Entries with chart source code
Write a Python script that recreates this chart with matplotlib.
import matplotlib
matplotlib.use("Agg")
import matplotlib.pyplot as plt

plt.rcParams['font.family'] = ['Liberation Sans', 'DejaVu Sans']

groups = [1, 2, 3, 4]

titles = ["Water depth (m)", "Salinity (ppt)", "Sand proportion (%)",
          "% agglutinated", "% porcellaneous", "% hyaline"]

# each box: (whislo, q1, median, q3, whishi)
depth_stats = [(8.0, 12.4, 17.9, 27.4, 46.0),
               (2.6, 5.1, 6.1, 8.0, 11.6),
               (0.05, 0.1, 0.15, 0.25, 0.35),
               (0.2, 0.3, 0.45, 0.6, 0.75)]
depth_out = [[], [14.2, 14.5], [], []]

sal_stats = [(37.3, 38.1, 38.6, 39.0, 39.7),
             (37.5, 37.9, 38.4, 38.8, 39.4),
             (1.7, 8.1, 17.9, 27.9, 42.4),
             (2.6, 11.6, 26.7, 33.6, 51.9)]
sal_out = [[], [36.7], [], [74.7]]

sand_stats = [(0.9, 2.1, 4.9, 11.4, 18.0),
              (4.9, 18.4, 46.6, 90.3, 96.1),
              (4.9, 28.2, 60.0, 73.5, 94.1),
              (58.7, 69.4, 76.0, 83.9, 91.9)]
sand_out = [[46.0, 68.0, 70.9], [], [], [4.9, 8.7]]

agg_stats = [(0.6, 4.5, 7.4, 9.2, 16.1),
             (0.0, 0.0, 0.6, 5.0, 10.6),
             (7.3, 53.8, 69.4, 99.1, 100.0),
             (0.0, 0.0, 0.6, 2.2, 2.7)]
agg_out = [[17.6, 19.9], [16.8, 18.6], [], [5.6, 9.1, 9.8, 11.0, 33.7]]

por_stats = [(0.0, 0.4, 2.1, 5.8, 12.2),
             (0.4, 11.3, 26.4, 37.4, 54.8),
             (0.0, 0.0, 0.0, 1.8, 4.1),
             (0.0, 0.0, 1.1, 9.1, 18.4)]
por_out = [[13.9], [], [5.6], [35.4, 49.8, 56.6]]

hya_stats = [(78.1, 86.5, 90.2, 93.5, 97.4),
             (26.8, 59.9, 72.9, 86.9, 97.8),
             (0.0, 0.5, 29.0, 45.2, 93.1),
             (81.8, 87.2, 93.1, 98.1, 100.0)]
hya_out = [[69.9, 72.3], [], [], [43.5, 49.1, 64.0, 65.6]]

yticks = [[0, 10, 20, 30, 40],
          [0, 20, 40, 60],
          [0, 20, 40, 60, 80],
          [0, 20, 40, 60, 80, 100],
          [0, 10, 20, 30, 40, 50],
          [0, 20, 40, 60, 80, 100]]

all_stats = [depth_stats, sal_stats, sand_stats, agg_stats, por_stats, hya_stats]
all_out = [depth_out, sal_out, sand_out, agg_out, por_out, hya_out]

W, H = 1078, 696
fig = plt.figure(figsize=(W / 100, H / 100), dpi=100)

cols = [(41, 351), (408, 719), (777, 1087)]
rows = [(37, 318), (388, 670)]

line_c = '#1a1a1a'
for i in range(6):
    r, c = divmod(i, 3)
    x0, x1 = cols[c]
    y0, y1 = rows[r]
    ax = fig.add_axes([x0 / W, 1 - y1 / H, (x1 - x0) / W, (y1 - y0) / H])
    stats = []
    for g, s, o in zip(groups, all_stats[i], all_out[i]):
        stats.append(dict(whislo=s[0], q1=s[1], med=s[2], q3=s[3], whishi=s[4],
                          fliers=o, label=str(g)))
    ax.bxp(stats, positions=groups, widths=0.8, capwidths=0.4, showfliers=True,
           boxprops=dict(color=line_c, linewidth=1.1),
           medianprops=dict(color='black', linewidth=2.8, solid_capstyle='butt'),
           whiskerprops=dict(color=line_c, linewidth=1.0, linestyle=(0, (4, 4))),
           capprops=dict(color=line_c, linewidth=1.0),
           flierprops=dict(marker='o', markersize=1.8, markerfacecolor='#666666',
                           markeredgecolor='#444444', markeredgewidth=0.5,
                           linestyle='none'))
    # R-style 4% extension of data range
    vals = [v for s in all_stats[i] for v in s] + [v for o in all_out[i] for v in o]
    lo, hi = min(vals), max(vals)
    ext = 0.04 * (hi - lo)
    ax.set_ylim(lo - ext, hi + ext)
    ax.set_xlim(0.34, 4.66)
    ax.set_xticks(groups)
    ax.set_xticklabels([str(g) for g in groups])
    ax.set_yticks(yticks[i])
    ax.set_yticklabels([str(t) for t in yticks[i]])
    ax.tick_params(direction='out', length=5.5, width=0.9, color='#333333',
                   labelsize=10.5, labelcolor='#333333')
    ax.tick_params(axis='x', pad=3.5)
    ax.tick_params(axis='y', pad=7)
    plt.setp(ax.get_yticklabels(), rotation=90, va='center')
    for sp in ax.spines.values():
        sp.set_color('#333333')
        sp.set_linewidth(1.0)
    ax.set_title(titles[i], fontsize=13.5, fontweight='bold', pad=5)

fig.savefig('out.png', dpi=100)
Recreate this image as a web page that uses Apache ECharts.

EXERCISE INSTRUCTIONS
Each entry must be reproduced verbatim.

OUTPUT FOR THIS EXERCISE
Write a Python script that recreates this chart with matplotlib.
import matplotlib
matplotlib.use("Agg")
import matplotlib.pyplot as plt

plt.rcParams['font.family'] = ['Liberation Sans', 'DejaVu Sans']

groups = [1, 2, 3, 4]

titles = ["Water depth (m)", "Salinity (ppt)", "Sand proportion (%)",
          "% agglutinated", "% porcellaneous", "% hyaline"]

# each box: (whislo, q1, median, q3, whishi)
depth_stats = [(8.0, 12.4, 17.9, 27.4, 46.0),
               (2.6, 5.1, 6.1, 8.0, 11.6),
               (0.05, 0.1, 0.15, 0.25, 0.35),
               (0.2, 0.3, 0.45, 0.6, 0.75)]
depth_out = [[], [14.2, 14.5], [], []]

sal_stats = [(37.3, 38.1, 38.6, 39.0, 39.7),
             (37.5, 37.9, 38.4, 38.8, 39.4),
             (1.7, 8.1, 17.9, 27.9, 42.4),
             (2.6, 11.6, 26.7, 33.6, 51.9)]
sal_out = [[], [36.7], [], [74.7]]

sand_stats = [(0.9, 2.1, 4.9, 11.4, 18.0),
              (4.9, 18.4, 46.6, 90.3, 96.1),
              (4.9, 28.2, 60.0, 73.5, 94.1),
              (58.7, 69.4, 76.0, 83.9, 91.9)]
sand_out = [[46.0, 68.0, 70.9], [], [], [4.9, 8.7]]

agg_stats = [(0.6, 4.5, 7.4, 9.2, 16.1),
             (0.0, 0.0, 0.6, 5.0, 10.6),
             (7.3, 53.8, 69.4, 99.1, 100.0),
             (0.0, 0.0, 0.6, 2.2, 2.7)]
agg_out = [[17.6, 19.9], [16.8, 18.6], [], [5.6, 9.1, 9.8, 11.0, 33.7]]

por_stats = [(0.0, 0.4, 2.1, 5.8, 12.2),
             (0.4, 11.3, 26.4, 37.4, 54.8),
             (0.0, 0.0, 0.0, 1.8, 4.1),
             (0.0, 0.0, 1.1, 9.1, 18.4)]
por_out = [[13.9], [], [5.6], [35.4, 49.8, 56.6]]

hya_stats = [(78.1, 86.5, 90.2, 93.5, 97.4),
             (26.8, 59.9, 72.9, 86.9, 97.8),
             (0.0, 0.5, 29.0, 45.2, 93.1),
             (81.8, 87.2, 93.1, 98.1, 100.0)]
hya_out = [[69.9, 72.3], [], [], [43.5, 49.1, 64.0, 65.6]]

yticks = [[0, 10, 20, 30, 40],
          [0, 20, 40, 60],
          [0, 20, 40, 60, 80],
          [0, 20, 40, 60, 80, 100],
          [0, 10, 20, 30, 40, 50],
          [0, 20, 40, 60, 80, 100]]

all_stats = [depth_stats, sal_stats, sand_stats, agg_stats, por_stats, hya_stats]
all_out = [depth_out, sal_out, sand_out, agg_out, por_out, hya_out]

W, H = 1078, 696
fig = plt.figure(figsize=(W / 100, H / 100), dpi=100)

cols = [(41, 351), (408, 719), (777, 1087)]
rows = [(37, 318), (388, 670)]

line_c = '#1a1a1a'
for i in range(6):
    r, c = divmod(i, 3)
    x0, x1 = cols[c]
    y0, y1 = rows[r]
    ax = fig.add_axes([x0 / W, 1 - y1 / H, (x1 - x0) / W, (y1 - y0) / H])
    stats = []
    for g, s, o in zip(groups, all_stats[i], all_out[i]):
        stats.append(dict(whislo=s[0], q1=s[1], med=s[2], q3=s[3], whishi=s[4],
                          fliers=o, label=str(g)))
    ax.bxp(stats, positions=groups, widths=0.8, capwidths=0.4, showfliers=True,
           boxprops=dict(color=line_c, linewidth=1.1),
           medianprops=dict(color='black', linewidth=2.8, solid_capstyle='butt'),
           whiskerprops=dict(color=line_c, linewidth=1.0, linestyle=(0, (4, 4))),
           capprops=dict(color=line_c, linewidth=1.0),
           flierprops=dict(marker='o', markersize=1.8, markerfacecolor='#666666',
                           markeredgecolor='#444444', markeredgewidth=0.5,
                           linestyle='none'))
    # R-style 4% extension of data range
    vals = [v for s in all_stats[i] for v in s] + [v for o in all_out[i] for v in o]
    lo, hi = min(vals), max(vals)
    ext = 0.04 * (hi - lo)
    ax.set_ylim(lo - ext, hi + ext)
    ax.set_xlim(0.34, 4.66)
    ax.set_xticks(groups)
    ax.set_xticklabels([str(g) for g in groups])
    ax.set_yticks(yticks[i])
    ax.set_yticklabels([str(t) for t in yticks[i]])
    ax.tick_params(direction='out', length=5.5, width=0.9, color='#333333',
                   labelsize=10.5, labelcolor='#333333')
    ax.tick_params(axis='x', pad=3.5)
    ax.tick_params(axis='y', pad=7)
    plt.setp(ax.get_yticklabels(), rotation=90, va='center')
    for sp in ax.spines.values():
        sp.set_color('#333333')
        sp.set_linewidth(1.0)
    ax.set_title(titles[i], fontsize=13.5, fontweight='bold', pad=5)

fig.savefig('out.png', dpi=100)
Recreate this image as a web page that uses Apache ECharts.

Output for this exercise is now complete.